Abstract:—

Net deposition is necessarily accompanied by overall loss of sediment mass from the transport system; on long time scales the deposition compensates for subsidence and creates the stratigraphic record. Although its spatial pattern changes and it can be locally stopped or reversed, depositional mass loss is a fundamental driving influence on the morphology and behavior of depositional systems. Mass extraction to deposition leads directly to facies changes as sediment flux declines; indirectly it usually leads to down-channel sediment fining as deposition preferentially removes coarser particles.

Laboratory experiments illustrate the effects of systematic mass extraction on fluvial channel stacking and deposit grain size, and show how a mass-balance framework allows consistent comparison of facies despite major shifts in depocenter location. Mass-balance analysis of experimental fluvial and turbidite systems, and a turbidite mini-basin from the Gulf of Mexico, show a change from channel-dominated to lobe-dominated deposits at about 80% total mass extraction. Experimental and field studies also show a close connection between rate of mass loss and rate of downstream grain-size fining, as predicted by a mechanistic theory based on mass balance.
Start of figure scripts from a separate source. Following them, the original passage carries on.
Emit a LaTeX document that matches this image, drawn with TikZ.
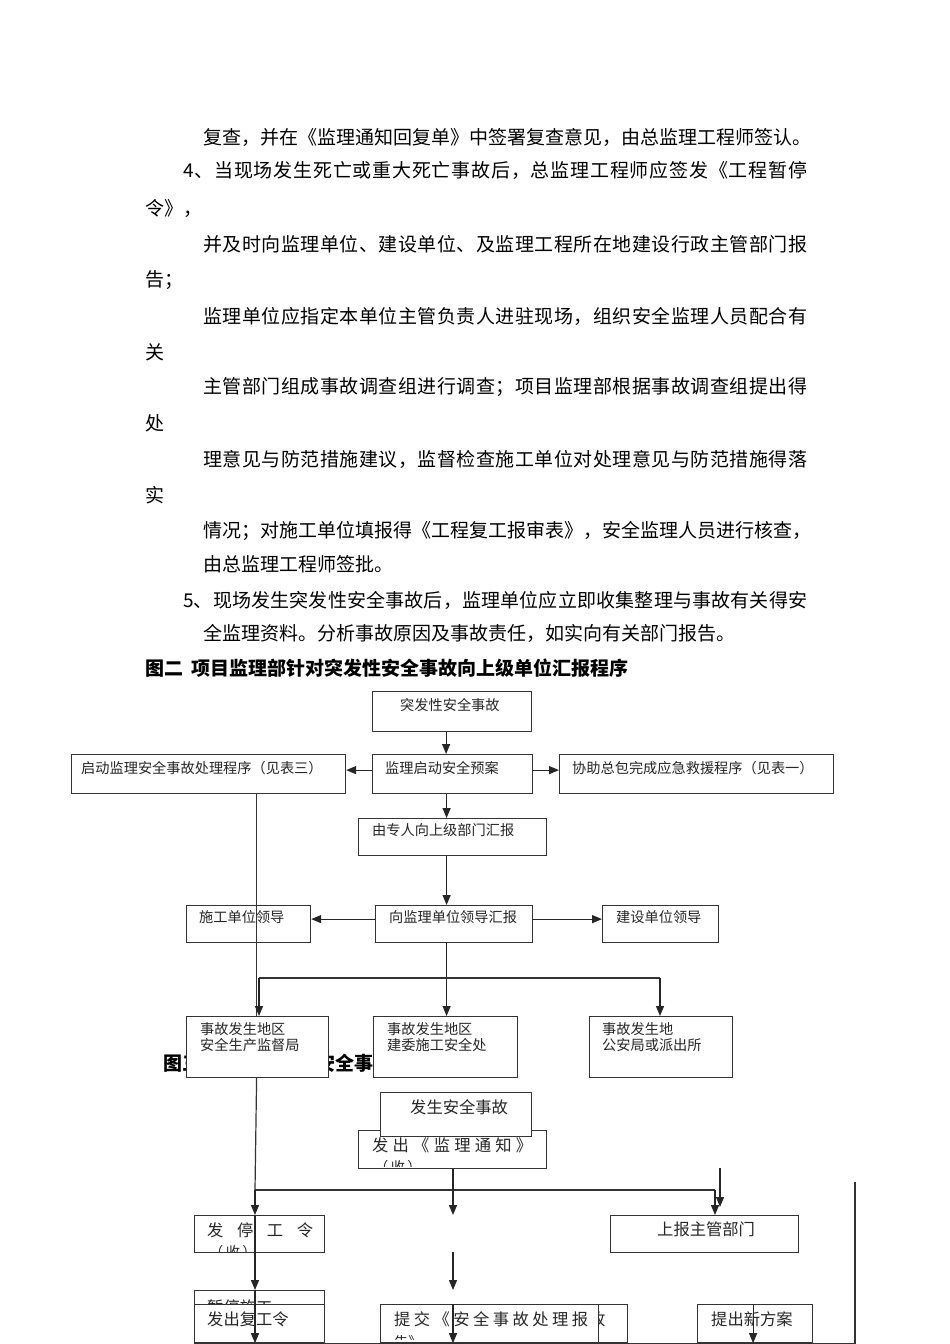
\documentclass[tikz,border=0pt]{standalone}
\usepackage{fontspec}
\newfontfamily\cjk{Noto Sans CJK SC}
\usetikzlibrary{arrows.meta,calc}
\def\spfirst#1{#1\sprest}
\def\sprest#1{\ifx\relax#1\else\hfill#1\expandafter\sprest\fi}
\newcommand\jl[2]{\makebox[#1pt][l]{\spfirst#2\relax}}
\begin{document}
\begin{tikzpicture}[x=1pt,y=-1pt,
  body/.style={font=\cjk\fontsize{19}{19}\selectfont, anchor=west, inner sep=0pt, text=black},
  head/.style={font=\cjk\bfseries\fontsize{19}{19}\selectfont, anchor=west, inner sep=0pt, text=black},
  box/.style={draw=black!80, line width=1.2pt, fill=white, rectangle, inner sep=0pt, anchor=north west},
  tf/.style={font=\cjk\fontsize{14.2}{16}\selectfont, anchor=west, inner sep=0pt, text=black!85},
  tg/.style={font=\cjk\fontsize{16.3}{18}\selectfont, anchor=west, inner sep=0pt, text=black!85},
  ln/.style={line width=1.2pt, draw=black!80},
  arr/.style={line width=1.2pt, draw=black!85, -{Triangle[length=10pt,width=8pt]}}]
\useasboundingbox (0,0) rectangle (950,1344);
\fill[white] (0,0) rectangle (950,1344);

% ---------- body text ----------
\node[body] (t1) at (203,137) {\jl{606}{复查，并在《监理通知回复单》中签署复查意见，由总监理工程师签认。}};
\node[body] (t2) at (183,170) {\jl{624}{4、当现场发生死亡或重大死亡事故后，总监理工程师应签发《工程暂停}};
\node[body] (t3) at (145,208) {令》，};
\node[body] (t4) at (203,244) {\jl{604}{并及时向监理单位、建设单位、及监理工程所在地建设行政主管部门报}};
\node[body] (t5) at (145,280) {告；};
\node[body] (t6) at (203,316) {\jl{604}{监理单位应指定本单位主管负责人进驻现场，组织安全监理人员配合有}};
\node[body] (t7) at (145,352) {关};
\node[body] (t8) at (203,387) {\jl{604}{主管部门组成事故调查组进行调查；项目监理部根据事故调查组提出得}};
\node[body] (t9) at (145,423) {处};
\node[body] (t10) at (203,459) {\jl{604}{理意见与防范措施建议，监督检查施工单位对处理意见与防范措施得落}};
\node[body] (t11) at (145,495) {实};
\node[body] (t12) at (203,531) {\jl{607}{情况；对施工单位填报得《工程复工报审表》，安全监理人员进行核查，}};
\node[body] (t13) at (203,564) {由总监理工程师签批。};
\node[body] (t14) at (183,600) {\jl{624}{5、现场发生突发性安全事故后，监理单位应立即收集整理与事故有关得安}};
\node[body] (t15) at (203,633) {全监理资料。分析事故原因及事故责任，如实向有关部门报告。};
\node[head] (h2) at (145,668) {图二\hspace{8pt}项目监理部针对突发性安全事故向上级单位汇报程序};

% ---------- figure 2 ----------
\node[box, minimum width=159pt, minimum height=40pt] (A) at (372,691) {};
\node[tf] (Atx) at (400,705) {突发性安全事故};
\node[box, minimum width=160pt, minimum height=39pt] (B) at (372,754) {};
\node[tf] (Btx) at (385,768) {监理启动安全预案};
\node[box, minimum width=274pt, minimum height=39pt] (C) at (71,754) {};
\node[tf] (Ctx) at (81,768) {启动监理安全事故处理程序（见表三）};
\node[box, minimum width=274pt, minimum height=39pt] (D) at (559,754) {};
\node[tf] (Dtx) at (572,768) {协助总包完成应急救援程序（见表一）};
\node[box, minimum width=188pt, minimum height=37pt] (E) at (358,818) {};
\node[tf] (Etx) at (372,830) {由专人向上级部门汇报};
\node[box, minimum width=157pt, minimum height=37pt] (F) at (375,905) {};
\node[tf] (Ftx) at (389,917) {向监理单位领导汇报};
\node[box, minimum width=124pt, minimum height=37pt] (G) at (186,905) {};
\node[tf] (Gtx) at (199,917) {施工单位领导};
\node[box, minimum width=116pt, minimum height=37pt] (H) at (602,905) {};
\node[tf] (Htx) at (616,917) {建设单位领导};

\draw[arr] ([xshift=-6pt]A.south) -- ([xshift=-6pt]A.south |- B.north);
\draw[arr] ([yshift=4pt]B.west) -- ([yshift=4pt]B.west -| C.east);
\draw[arr] ([yshift=4pt]B.east) -- ([yshift=4pt]B.east -| D.west);
\draw[arr] ([xshift=-6pt]B.south) -- ([xshift=-6pt]B.south |- E.north);
\draw[arr] ([xshift=-6pt]E.south) -- ([xshift=-6pt]E.south |- F.north);
\draw[arr] ([yshift=5pt]F.west) -- ([yshift=5pt]F.west -| G.east);
\draw[arr] ([yshift=5pt]F.east) -- ([yshift=5pt]F.east -| H.west);

\coordinate (c1) at ([xshift=48pt]C.south);

% heading of figure 3 (mostly covered)
\node[head] (h3) at (163,1063) {图三\hspace{20pt}项目监理部安全事故处理程序};

\node[box, minimum width=142pt, minimum height=61pt] (I) at (186,1016) {};
\node[tf] (Itx1) at (200,1029) {事故发生地区};
\node[tf] (Itx2) at (200,1045) {安全生产监督局};
\node[box, minimum width=144pt, minimum height=61pt] (J) at (373,1016) {};
\node[tf] (Jtx1) at (387,1029) {事故发生地区};
\node[tf] (Jtx2) at (387,1045) {建委施工安全处};
\node[box, minimum width=143pt, minimum height=61pt] (K) at (589,1016) {};
\node[tf] (Ktx1) at (602,1029) {事故发生地};
\node[tf] (Ktx2) at (602,1045) {公安局或派出所};

\draw[ln] (c1) -- (c1 |- I.north);
\draw[arr] ([xshift=-7.5pt]F.south) -- ([xshift=-7.5pt]F.south |- J.north);
\coordinate (bl) at (259,978);
\coordinate (brr) at (660,978);
\draw[ln] (bl) -- (brr);
\draw[arr] (bl) -- (bl |- I.north);
\draw[arr] (brr) -- (brr |- K.north);

% ---------- figure 3 ----------
\node[box, minimum width=188pt, minimum height=38pt] (M) at (358,1130) {};
\node[tg] (Mtx) at (372,1145) {\jl{160}{发出《监理通知》}};
\begin{scope}
\clip (359,1131) rectangle (545,1166);
\node[tf] (Mtx2) at (374,1167) {（\,收\,）};
\end{scope}
\node[box, minimum width=151pt, minimum height=44pt] (L) at (380,1092) {};
\node[tg] (Ltx) at (410,1107) {发生安全事故};

\node[box, minimum width=130pt, minimum height=37pt] (N) at (194,1215) {};
\node[tg] (Ntx) at (207,1230) {\jl{106}{发停工令}};
\begin{scope}
\clip (195,1216) rectangle (323,1251);
\node[tf] (Ntx2) at (209,1252) {（\,收\,）};
\end{scope}
\node[box, minimum width=188pt, minimum height=37pt] (O) at (610,1215) {};
\node[tg] (Otx) at (657,1229) {上报主管部门};

\node[box, minimum width=130pt, minimum height=54pt] (P) at (194,1290) {};
\node[tg] (Ptx) at (207,1307) {暂停施工};
\node[box, minimum width=130pt, minimum height=38pt] (Q) at (194,1304) {};
\node[tg] (Qtx) at (207,1319) {发出复工令};

\node[box, minimum width=247pt, minimum height=38pt] (R2) at (380,1304) {};
\node[tg] (R2tx) at (589,1319) {收};
\node[box, minimum width=218pt, minimum height=38pt] (R) at (380,1304) {};
\node[tg] (Rtx) at (394,1319) {\jl{194}{提交《安全事故处理报}};
\begin{scope}
\clip (381,1305) rectangle (597,1339);
\node[tf] (Rtx2) at (394,1342) {告》};
\end{scope}
\node[box, minimum width=115pt, minimum height=38pt] (S) at (697,1304) {};
\node[tg] (Stx) at (711,1319) {提出新方案};

% connectors of figure 3
\coordinate (j1) at (255,1190);
\coordinate (j2) at (715,1190);
\draw[ln] (c1 |- I.south) -- (j1);
\draw[ln] (j1) -- (j2);
\draw[arr] (j1) -- (j1 |- N.north);
\draw[arr] (j2) -- (j2 |- O.north);
\draw[arr] (j1 |- N.north) -- (j1 |- P.north);
\draw[arr] (j1 |- P.north) -- (j1 |- Q.south);

\coordinate (m2) at (453,1215);
\coordinate (m3) at (453,1252);
\coordinate (m4) at (453,1290);
\draw[arr] (M.south -| m2) -- (m2);
\draw[arr] (m3) -- (m4);
\draw[arr] (m2 |- R.north) -- (m2 |- R.south);

\coordinate (s1) at (720,1168);
\coordinate (s2) at (720,1207);
\draw[arr] (s1) -- (s2);

\draw[arr] ([xshift=-2pt]S.north) -- ([xshift=-2pt]S.south);

\coordinate (r1) at (855,1182);
\coordinate (r2) at (855,1344);
\draw[ln] (r1) -- (r2);
\draw[ln] (Q.south west) -- (Q.south west -| r1);
\end{tikzpicture}
\end{document}
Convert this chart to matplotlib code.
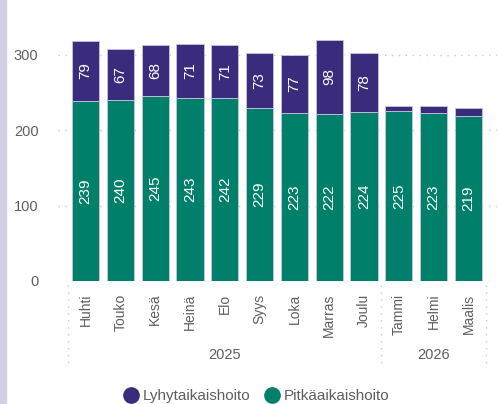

These are first steps towards a framework for quantitative basin analysis based on mass extraction. A mass-balance framework allows for consistent, quantitative comparison across basins of varying scale and shape. Mass-balance frameworks can account for overall and/or generic mass-balance effects, and help separate them from local effects. One way to use such generalized models effectively is to view the results as reference cases of down-transport change resulting from the basic interplay of spatial mass-extraction pattern and sediment supply. Where such reference cases do not provide detailed predictions of specific field cases, they can still provide a baseline to separate local, case-specific features from generic system behavior. The approach is analogous to the way the geoid serves as a reference case against which to measure gravity anomalies.